I was all done waiting for someone to choose me in order to choose myself. F*ck that sh*t. I, in fact, had finally chosen myself, wholly and completely. Not some future version of me, but the current me—the me right now.
I started to become increasingly self-aware. Cognizant of what made me tick. I gave myself space to heal. I embraced my shadow and my light. The beauty radiating from within, just as I see the beauty of my blue eyes smile and sparkle long before the corners or my mouth turn upward. I embraced and loved the body that had carried me through battle after battle while continuing to hold an immense amount of pain. I continue to thank and appreciate my body daily.
Living this new, authentic self allowed me to drop the masks. Take off the armor. Call back the dragons. Crumble the walls of the fortress I had built around myself and lower the drawbridge.
I began taking myself to the movies, dinner, bars, coffee shops, and parks. I traveled the country. I went to concerts, art exhibits, and museums—and I did all of these things, alone.
I made a conscious decision that I would no longer wait for anyone in order to go do all the things that I enjoyed and loved. If it brought me joy, then I was all in, fully present and mindful.
I was dating myself.
This is something that gets talked about a lot lately but isn’t really fully explained. Basically dating yourself, and ultimately being in a relationship with yourself, means doing all those fun, exciting things you would normally do with a partner—but instead, you do them by yourself, for yourself. In my relationship with self, I learned more about the lady I truly was during all those experiences than I ever did surrounded by family and friends.
In doing this, I started to embody the person I wanted to be. I was becoming the love I deserved.
This became the catalyst for attracting healthier people who energetically aligned with my life. It also gave me the courage to disengage with those who no longer fit into my world.
Here are a some of the things I learned along my journey:
- No one is coming to save you, especially a man. They may help and support you, but the saving part, that’s on you. I had to learn how to let people (especially men) into my life to help support me while setting safe, secure, and healthy boundaries for myself. Boundaries are flexible and can be changed. Lean into them.
- Learn how to ask for help. Seek out family, friends, professionals, coaches, energy workers, or healers. They’re waiting for you. I’m grateful to everyone who has helped me along my path thus far.
- There is nothing wrong with being single. It’s how you perceive it. I love getting to do whatever I want, whenever I want. I’m enjoying it now because it may not be guaranteed in the future.
- Being a childless woman at the age of 40 does not make you a failure or less of a woman. My self-worth is not determined by whether or not I choose to have children. I am a kind and nurturing woman, aunt, and godmother. I love the sh*t out of those tiny humans, and would do anything for them.
- It’s okay to be private about your dating life or relationship, but not secretive.

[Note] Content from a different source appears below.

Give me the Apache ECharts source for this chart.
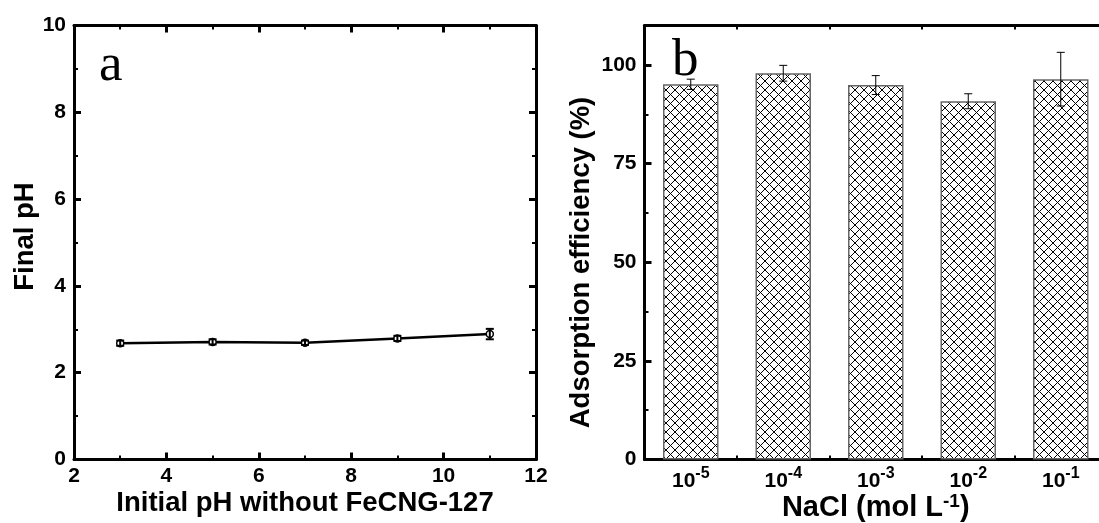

No one needs to know the intricacies of your love life. However, do be honest. Secrecy breeds shame and lies. Most of all, please be safe, especially when dating someone new. Let someone know where and who you are meeting for the first time. Also, trust your intuition.
- Get curious about the things and activities that cultivate joy. You will learn a lot about yourself. You may just meet new friends, a support system, or even “your person” along the way.
- Change the old narrative. The story of who you used to be. This is by far the hardest, yet most freeing thing you can do for yourself. I had to let go of the narratives that carried brutal beliefs and patterns that desperately needed to be changed. I had to start releasing my victim mentality.
- You are enough. You were always enough. Never allow someone to diminish your self-worth and power, including yourself. Stand bravely, strongly, and confidently in your self-worth and power—even if that means standing alone.
- Embrace your entire being as you are currently, both inside and out. Don’t wait until you find inner peace or after you lose 10 pounds. Do it now. Own all your sh*t and watch your life transform.
- Take up space in this world and proudly use your voice for the betterment of yourself and others. You never know that you might be influencing someone silently sitting in the background.
Ultimately, I welcome leveling up to 40 with an open heart, mind, and arms outstretched. Ready to hug the sh*t out of myself for coming this far in life. Thankful to be taking all that I’ve learned with me into this next phase of my life.
However, if a pumpkin does happen to turn into a carriage that takes me to what better be a rockin’ party on my 40th birthday, be damn sure I’m getting in that carriage. Also, f*ck that glass slipper. I’m not a damsel in distress who needs a symbol to represent my beauty or identity. This lady will probably be wearing boots or Vans anyway (those don’t slip off, especially while dancing).
As for Prince Charming, I’m not interested. I’m too old for f*cking fairy-tale nonsense. I already rescued myself. I’d rather have a partner. Someone to support me. A man to cocreate a life with—a conscious coupling—a decision where we both choose each other daily, and do the relationship work together, along with our own self-care, work, and growth. But until then, I know being single is not a curse. It is something I am actively choosing.
In the end, I’m unsure what my 40th birthday will bring me, but I do know this much: it has been one hell of a ride up until this point. I am grateful to still be here as the woman I am today.
Besides, even if I do end up celebrating my birthday home alone in soft clothes, I know there will be lemon cupcakes and a movie starring Jason Momoa waiting just for me.